As many of the students at 21st Twenty First English Language School ask us about the best way to prepare a writing we offer you today a few insights in the writing of a review.
Writing a review is one of the parts that you may have to deal with in an official Cambridge FCE exam. You are also supposed to write letters, reports, stories and lots of other types of text using between 140 – 190 words. You will be given a situationally based writing task specified in no more than 70 words.
A REVIEW, according to the official handbook provided by Cambridge Assessment English, is usually written for an English-language magazine, newspaper or website. The main purpose is to describe and express a personal opinion about something which the writer has experienced (e.g. a film, a holiday, a product, a website etc.) and to give the reader a clear impression of what the item discussed is like. It can include the review of a book, a concert, a place, etc. Description and explanation are key functions for this task, and a review will normally include a recommendation to the reader.
The examiners will give you a grade based on four fundamental aspects:
- Content – Did you write what you were asked to write?
- Communicative achievement – Was your writing too formal, too informal, or was it perfectly written?
- Organisation – Did you link paragraphs and sentences? Is there a logical flow from start to finish?
- Language – Did you show an extensive range of vocabulary or did you use basic words?
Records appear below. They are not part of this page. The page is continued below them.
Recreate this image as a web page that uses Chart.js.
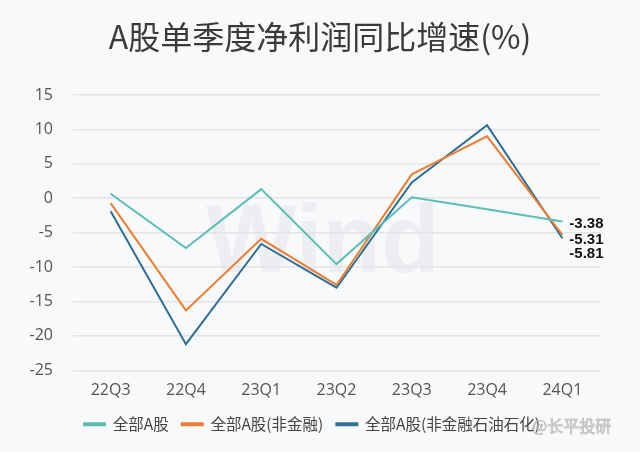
<!DOCTYPE html>
<html lang="zh-CN">
<head>
<meta charset="UTF-8">
<title>A股单季度净利润同比增速</title>
<script src="https://cdn.jsdelivr.net/npm/chart.js"></script>
<style>
  html, body { margin: 0; padding: 0; background: #f8f9fb; }
  #box { width: 640px; height: 452px; }
</style>
</head>
<body>
<div id="box"><canvas id="grafico"></canvas></div>

<script>
// dados
var quarters = ['22Q3', '22Q4', '23Q1', '23Q2', '23Q3', '23Q4', '24Q1'];
var allA = [0.65, -7.23, 1.32, -9.57, 0.15, -1.6, -3.38];
var nonFin = [-0.72, -16.3, -5.9, -12.6, 3.47, 9.0, -5.31];
var nonFinPetro = [-1.89, -21.2, -6.65, -13.0, 2.3, 10.6, -5.81];
var seriesNames = ['全部A股', '全部A股(非金融)', '全部A股(非金融石油石化)'];
var yTicks = [15, 10, 5, 0, -5, -10, -15, -20, -25];
var titulo = 'A股单季度净利润同比增速(%)';

var cores = ['#5dbdb6', '#ed7d31', '#2c6f95'];
var endLabelShift = [2, 5, 16];

// fundo, título e marca d'água
const fundo = {
    id: 'fundo',
    beforeDraw(chart) {
        const ctx = chart.ctx;
        ctx.save();
        ctx.fillStyle = '#f8f9fb';
        ctx.fillRect(0, 0, chart.width, chart.height);
        ctx.font = 'bold 96px "Liberation Sans", Arial, sans-serif';
        ctx.fillStyle = '#eceef1';
        ctx.textAlign = 'left';
        ctx.textBaseline = 'alphabetic';
        ctx.fillText('Wind', 206, 272);

        ctx.font = '32px "Noto Sans CJK SC", sans-serif';
        ctx.fillStyle = '#3a3a3a';
        ctx.textAlign = 'center';
        ctx.textBaseline = 'middle';
        ctx.fillText(titulo, chart.width / 2, 37);
        ctx.restore();
    }
};

// rótulos do último ponto
const rotulosFinais = {
    id: 'rotulosFinais',
    afterDatasetsDraw(chart) {
        const ctx = chart.ctx;
        ctx.save();
        ctx.font = 'bold 15px "Liberation Sans", Arial, sans-serif';
        ctx.fillStyle = '#111111';
        ctx.textAlign = 'left';
        ctx.textBaseline = 'middle';
        chart.data.datasets.forEach(function (ds, i) {
            const meta = chart.getDatasetMeta(i);
            const p = meta.data[meta.data.length - 1];
            const v = ds.data[ds.data.length - 1];
            ctx.fillText(v.toFixed(2), p.x + 7, p.y + endLabelShift[i]);
        });
        ctx.restore();
    },
    afterDraw(chart) {
        const ctx = chart.ctx;
        ctx.save();
        ctx.font = '16px "Noto Sans CJK SC", sans-serif';
        ctx.fillStyle = 'rgba(200,200,200,0.85)';
        ctx.strokeStyle = 'rgba(90,90,90,0.5)';
        ctx.lineWidth = 0.6;
        ctx.textAlign = 'left';
        ctx.textBaseline = 'middle';
        ctx.strokeText('@长平投研', 532, 426);
        ctx.fillText('@长平投研', 532, 426);
        ctx.restore();
    }
};

var datasets = [allA, nonFin, nonFinPetro].map(function (serie, i) {
    return {
        label: seriesNames[i],
        data: serie,
        borderColor: cores[i],
        backgroundColor: cores[i],
        borderWidth: 2,
        pointRadius: 0,
        tension: 0,
        fill: false
    };
});

const config = {
    type: 'line',
    data: { labels: quarters, datasets: datasets },
    options: {
        responsive: false,
        animation: false,
        layout: { padding: { left: 24, right: 40, top: 95, bottom: 10 } },
        plugins: {
            title: { display: false },
            legend: {
                position: 'bottom',
                labels: {
                    color: '#444444',
                    font: { family: '"Noto Sans CJK SC", sans-serif', size: 15.5 },
                    boxWidth: 21,
                    boxHeight: 2,
                    padding: 13
                }
            },
            tooltip: { enabled: false }
        },
        scales: {
            x: {
                offset: true,
                grid: { display: false },
                border: { display: false },
                ticks: {
                    color: '#555555',
                    padding: 3,
                    font: { family: '"Open Sans", sans-serif', size: 16 }
                }
            },
            y: {
                min: -25,
                max: 15,
                afterFit: function (scale) { scale.width = 49; },
                afterBuildTicks: function (scale) {
                    scale.ticks = yTicks.map(function (v) { return { value: v }; });
                },
                grid: { color: '#e3e4e6', lineWidth: 1.5, drawTicks: false },
                border: { display: false },
                ticks: {
                    color: '#555555',
                    padding: 20,
                    font: { family: '"Open Sans", sans-serif', size: 16 }
                }
            }
        }
    },
    plugins: [fundo, rotulosFinais]
};

let ctx = document.getElementById('grafico').getContext('2d');
document.getElementById('grafico').width = 640;
document.getElementById('grafico').height = 452;
let myChart = new Chart(ctx, config);
</script>
</body>
</html>
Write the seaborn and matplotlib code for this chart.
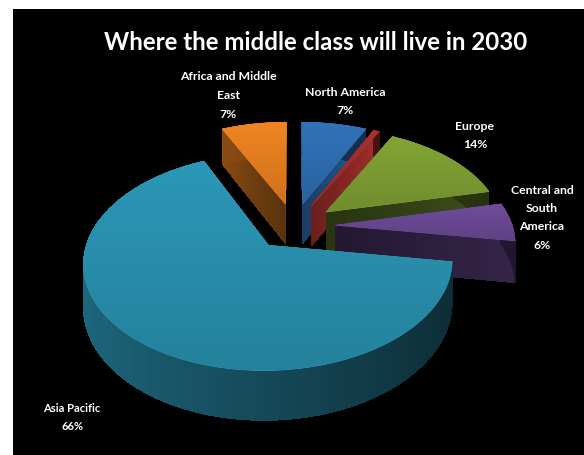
import numpy as np
import matplotlib
matplotlib.use("Agg")
import matplotlib.pyplot as plt
from matplotlib.patches import Polygon, Rectangle
from matplotlib.collections import PolyCollection
import seaborn as sns

# Share of the global middle class by region, clockwise from twelve o'clock
regions = ["North America", "Other", "Europe", "Central and\nSouth\nAmerica", "Asia Pacific", "Africa and Middle\nEast"]
shares = [7, 0.6, 14, 6, 66, 7]
show_label = [True, False, True, True, True, True]
top_hex = ["#2f6fb4", "#a42f2c", "#7fa034", "#6c4a96", "#2a93b2", "#ea8120"]
wall_shade = [0.72, 0.85, 0.42, 0.42, 0.5, 0.5]

label_xy = [(345, 92), None, (475, 126), (542, 190), (72, 408), (228, 77)]
label_size = [8.8, None, 8.8, 8.8, 8.0, 8.8]

WIDTH, HEIGHT = 584, 455
CX, CY, RX, RY = 294.0, 226.0, 177.0, 100.0
PERSPECTIVE = 0.15
EXPLODE = 0.234
DEPTH = 41.0

sns.set_theme(style="dark")
plt.rcParams["font.family"] = ["Lato", "DejaVu Sans"]
palette = sns.color_palette(top_hex)


def project(u, v, z=0.0):
    """Map pie-plane coordinates (and drop below the plane) onto the canvas."""
    s = 1.0 / (1.0 + PERSPECTIVE * v)
    return CX + RX * u * s, CY - RY * v * s + DEPTH * z * s


def shaded(rgb, f):
    return tuple(float(np.clip(c * f, 0, 1)) for c in rgb)


def arc_shade(theta):
    return 0.5 - 0.2 * np.cos(theta)


fig = plt.figure(figsize=(WIDTH / 100, HEIGHT / 100), dpi=100, facecolor="white")
ax = fig.add_axes([0, 0, 1, 1])
ax.set_axis_off()
ax.set_xlim(0, WIDTH)
ax.set_ylim(HEIGHT, 0)
ax.add_patch(Rectangle((13, 9), WIDTH - 13, HEIGHT - 9, facecolor="black", edgecolor="none", zorder=0))

fractions = np.array(shares) / np.sum(shares)
edges = np.pi / 2 - np.concatenate([[0], np.cumsum(fractions)]) * 2 * np.pi

# Slices painted from the back of the pie towards the viewer
for order, i in enumerate([5, 0, 1, 2, 3, 4]):
    a0, a1 = edges[i], edges[i + 1]
    mid = (a0 + a1) / 2
    ox, oy = EXPLODE * np.cos(mid), EXPLODE * np.sin(mid)
    rgb = palette[i]
    base = 10 + order * 3

    theta = np.linspace(a0, a1, max(6, int(abs(a1 - a0) / np.radians(1.5))))
    rim_u, rim_v = ox + np.cos(theta), oy + np.sin(theta)

    # Radial walls
    quads, colors = [], []
    for a in (a0, a1):
        ts = np.linspace(0, 1, 25)
        for t0, t1 in zip(ts[:-1], ts[1:]):
            pts = []
            for t, z in ((t0, 0), (t1, 0), (t1, 1), (t0, 1)):
                pts.append(project(ox + t * np.cos(a), oy + t * np.sin(a), z))
            quads.append(pts)
            colors.append(shaded(rgb, wall_shade[i] * (0.75 + 0.4 * t1)))
    ax.add_collection(PolyCollection(quads, facecolors=colors, edgecolors="none",
                                     antialiaseds=False, zorder=base))

    # Outer curved side
    quads, colors = [], []
    for j in range(len(theta) - 1):
        quads.append([project(rim_u[j], rim_v[j], 0), project(rim_u[j + 1], rim_v[j + 1], 0),
                      project(rim_u[j + 1], rim_v[j + 1], 1), project(rim_u[j], rim_v[j], 1)])
        colors.append(shaded(rgb, arc_shade(theta[j])))
    ax.add_collection(PolyCollection(quads, facecolors=colors, edgecolors="none",
                                     antialiaseds=False, zorder=base + 1))

    # Top surface with a soft vertical gradient
    outline = np.array([project(ox, oy)] + [project(a, b) for a, b in zip(rim_u, rim_v)])
    face = Polygon(outline, closed=True, facecolor=rgb, edgecolor=shaded(rgb, 1.1), linewidth=0.5, zorder=base + 2)
    ax.add_patch(face)
    ramp = np.linspace(1.03, 0.88, 64)[:, None, None] * np.array(rgb)[None, None, :]
    img = ax.imshow(np.clip(ramp, 0, 1), extent=(outline[:, 0].min(), outline[:, 0].max(),
                                                 outline[:, 1].max(), outline[:, 1].min()),
                    aspect="auto", zorder=base + 2.5)
    img.set_clip_path(face)

ax.set_xlim(0, WIDTH)
ax.set_ylim(HEIGHT, 0)

for i, name in enumerate(regions):
    if not show_label[i]:
        continue
    pct = round(100 * fractions[i])
    x, y = label_xy[i]
    for k, line in enumerate((name + f"\n{pct}%").split("\n")):
        ax.text(x, y + k * 18.5, line, color="white", ha="center", va="center",
                fontsize=label_size[i], fontweight="bold", zorder=60)

ax.text(316, 43, "Where the middle class will live in 2030", color="white", ha="center",
        va="center", fontsize=17.3, fontweight="bold", zorder=60)

fig.savefig("out.png", dpi=100, facecolor="white")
Did you make lots of grammar and spelling mistakes?
Example of a review task
You see this announcement on an English-language website:
Have you been on a course recently? Please tell us about it! It could be any type of course, like a sports course, photography course or language course. What were the classes like? What was the most interesting thing you learned? Would you recommend the course to other people? The best reviews will be published in next month’s magazine. Write your review.
In order to tackle this task you have to follow a few basic guidelines:
- Give your review an interesting title. This is the first step in attracting the reader’s attention.
- Use a balanced structure in your writing. A 3-7-7-3 or 3-5-5-5-3 structure might be appropriate. This way you use about the same number of sentences in each paragraph and you keep focused.
- Avoid starting the first paragraph with “the main goal of this writing is…”. It can be a good way of starting for beginners, but it’s soooooo boooooring. You want a good mark, not to make your examiner fall asleep, right? So, use a hook instead.
- Give your opinion in regard to what you are reviewing in the second paragraph. Remember a review is not just a list of facts – it’s more your opinion about what you describe. Why review a restaurant if you don’t let us know if it’s worth eating there?
- Give more details in one or two more paragraphs, but focus on your given topic. Remember content is evaluated. If they ask you about books don’t speak about restaurants.
- Summarise your view in the last paragraph, using different words than in the introduction, and include a recommendation.
Remember to plan your writing: take a few minutes to think, put your ideas in order and then you start writing. Take the last 5 to 10 minutes to review your writing. You can always forget some “s” in present simple 3rd person, so this step is very important.
Use a good range of structures: relatives, conditionals, inversions, connectors, etc. show that you dominate the language.
Use your best vocabulary. Collocations, phrasal verbs if the writing is not very formal, words that are specific for your topic. Show off! It’s time to put your effort to good use and put on paper all those endless lists of words you have been studying all along your preparation.